Preferably, create a redirect matrix that specifies where each old URL should point to, annotating keyword focus and link value. Make sure canonicals are also set correctly right from day one.
SEO monitoring during and after migration
After your website goes live, the work really begins. Monitor the indexing of new URLs, 404 errors or incorrect redirects and the loss or recovery of rankings on important keywords.
Use Search Console data, a rank tracker and crawl reports to detect problems quickly. In the first few weeks after migration, adjustments are often necessary. Small mistakes sometimes have big consequences for your findability.
Also plan a content review: when all domains are integrated, overlaps, outdated articles or inconsistencies in structure often arise. Clean those up.
Branding and external signals
Don’t forget to update your external profiles, backlinks and brand signals. I always update listings on directories, social platforms and company profiles to the new domain. This helps not only for findability, but also for recognition and trust with users.

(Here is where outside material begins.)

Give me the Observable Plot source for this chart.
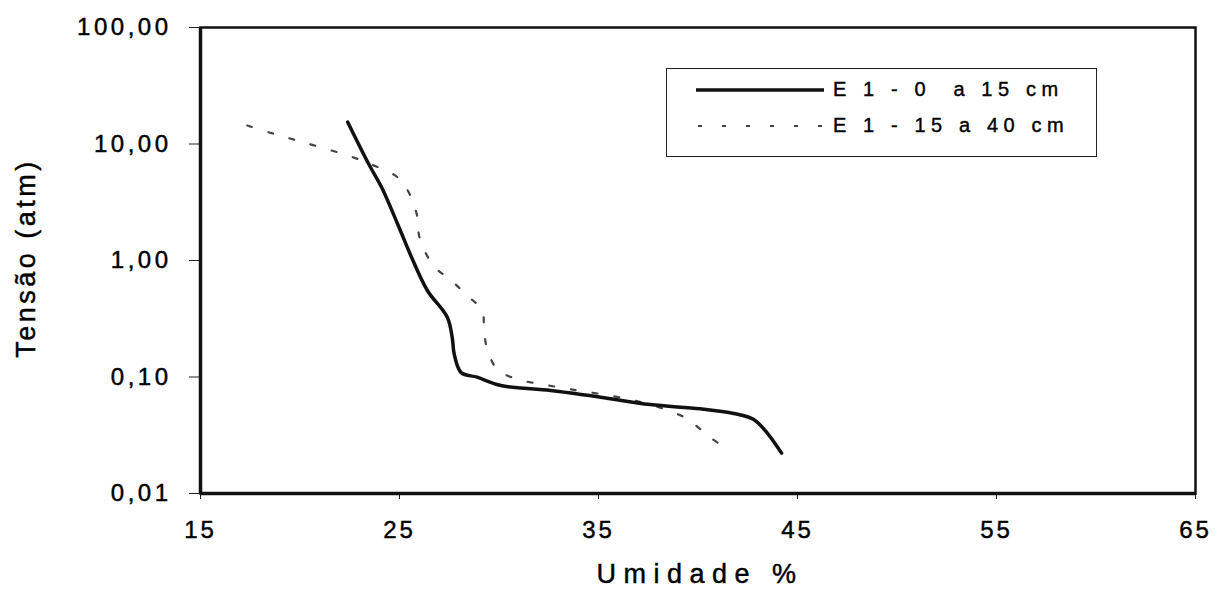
<!DOCTYPE html>
<html><head><meta charset="utf-8">
<script src="https://cdn.jsdelivr.net/npm/d3@7"></script>
<script src="https://cdn.jsdelivr.net/npm/@observablehq/plot@0.6"></script>
<style>
html,body{margin:0;padding:0;background:#fff;}
#wrap{position:relative;width:1222px;height:590px;font-family:"Liberation Sans",Arial,sans-serif;}
#legend{position:absolute;left:666px;top:68px;width:431px;height:89px;border:1.5px solid #222;box-sizing:border-box;background:#fff;}
#legend .row{position:absolute;left:29px;display:flex;align-items:center;font-size:20px;line-height:23px;letter-spacing:5.6px;color:#000;white-space:pre;-webkit-text-stroke:0.4px #000;}
</style></head>
<body><div id="wrap"></div>
<script>
const seriesNames = ["E 1 - 0  a 15 cm", "E 1 - 15 a 40 cm"];
const umidadeA = [22.4, 23.5, 24.1, 24.9, 25.6, 26.4, 27.4, 27.65, 27.75, 28.1, 28.9, 30.1, 32.6, 35.1, 37.6, 40.1, 41.8, 42.8, 43.5, 44.2];
const tensaoA  = [15.4, 6.5, 4.26, 2.07, 1.07, 0.553, 0.326, 0.218, 0.157, 0.109, 0.0996, 0.0845, 0.0766, 0.0671, 0.058, 0.0533, 0.0486, 0.0432, 0.0327, 0.0222];
const umidadeB = [17.35, 18.5, 19.7, 21.0, 22.4, 23.5, 24.9, 25.5, 25.9, 26.0, 26.7, 27.6, 28.4, 29.15, 29.25, 29.4, 29.9, 30.8, 32.2, 33.7, 36.8, 39.3, 40.6, 41.5];
const tensaoB  = [14.4, 12.5, 10.9, 9.4, 7.97, 6.76, 5.19, 3.74, 2.36, 1.59, 0.906, 0.673, 0.501, 0.372, 0.251, 0.175, 0.117, 0.097, 0.0863, 0.078, 0.0628, 0.0452, 0.0304, 0.0239];
const xTicks = [15, 25, 35, 45, 55, 65];
const yTicks = [0.01, 0.1, 1, 10, 100];
const xLabel = "Umidade %";
const yLabel = "Tensão (atm)";

const dataA = umidadeA.map((u, i) => ({u, t: tensaoA[i]}));
const dataB = umidadeB.map((u, i) => ({u, t: tensaoB[i]}));
const fmtY = d => d3.format(".2f")(d).replace(".", ",");

const chart = Plot.plot({
  width: 1222, height: 590,
  marginLeft: 200, marginRight: 27, marginTop: 27, marginBottom: 97,
  style: {fontFamily: "Liberation Sans, Arial, sans-serif", background: "#fff", color: "#000"},
  x: {domain: [15, 65]},
  y: {type: "log", domain: [0.01, 100]},
  marks: [
    Plot.line(dataB, {x: "u", y: "t", curve: "catmull-rom", stroke: "#444", strokeWidth: 2.2, strokeDasharray: "5,17"}),
    Plot.line(dataA, {x: "u", y: "t", curve: "catmull-rom", stroke: "#111", strokeWidth: 3.5}),
    Plot.axisX({ticks: xTicks, tickFormat: d => String(d), tickSize: 6, tickPadding: 21, label: null, stroke: "#222"}),
    Plot.axisY({ticks: yTicks, tickFormat: fmtY, tickSize: 11, tickPadding: 18, label: null, stroke: "#222"}),
    Plot.frame({stroke: "#111", strokeWidth: 2.5}),
    Plot.ruleX([15], {stroke: "#111", strokeWidth: 3.5}),
    Plot.ruleY([0.01], {stroke: "#111", strokeWidth: 3.5})
  ]
});
const svg = d3.select(chart);
svg.selectAll("g[aria-label='x-axis tick label'] text, g[aria-label='x-axis tick label']")
  .style("font-size", "24px").style("letter-spacing", "3px");
svg.selectAll("g[aria-label='y-axis tick label'] text, g[aria-label='y-axis tick label']")
  .style("font-size", "24px").style("letter-spacing", "3.5px");
svg.append("text").attr("x", 700).attr("y", 583).attr("text-anchor", "middle")
  .style("font-size", "27px").style("letter-spacing", "7.5px").attr("fill", "#000").text(xLabel);
svg.append("text").attr("transform", "translate(35,258) rotate(-90)").attr("text-anchor", "middle")
  .style("font-size", "27px").style("letter-spacing", "3.5px").attr("fill", "#000").text(yLabel);
svg.selectAll("text").attr("stroke", "#000").attr("stroke-width", 0.45).attr("paint-order", "stroke");

const wrap = document.getElementById("wrap");
wrap.appendChild(chart);
const leg = document.createElement("div");
leg.id = "legend";
leg.innerHTML = `
 <div class="row" style="top:9px"><svg width="137" height="10"><line x1="0" y1="5" x2="128" y2="5" stroke="#111" stroke-width="3.5"/></svg>${seriesNames[0]}</div>
 <div class="row" style="top:45px"><svg width="137" height="10"><line x1="2" y1="5" x2="137" y2="5" stroke="#444" stroke-width="2.2" stroke-dasharray="4,20"/></svg>${seriesNames[1]}</div>`;
wrap.appendChild(leg);
</script></body></html>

In addition, provide communication on your site: give visitors context about the change so that the user experience remains positive, even for repeat visitors.
Summary
Combining multiple domains to one central website is SEO-technically a complex but valuable process.
By cleverly bundling authority, structure and content, you create a strong foundation for continued growth. Without thorough preparation and careful implementation, you can lose months of work in rankings and visibility.
Those who maintain control over structure and monitoring prevent migration at the expense of visibility.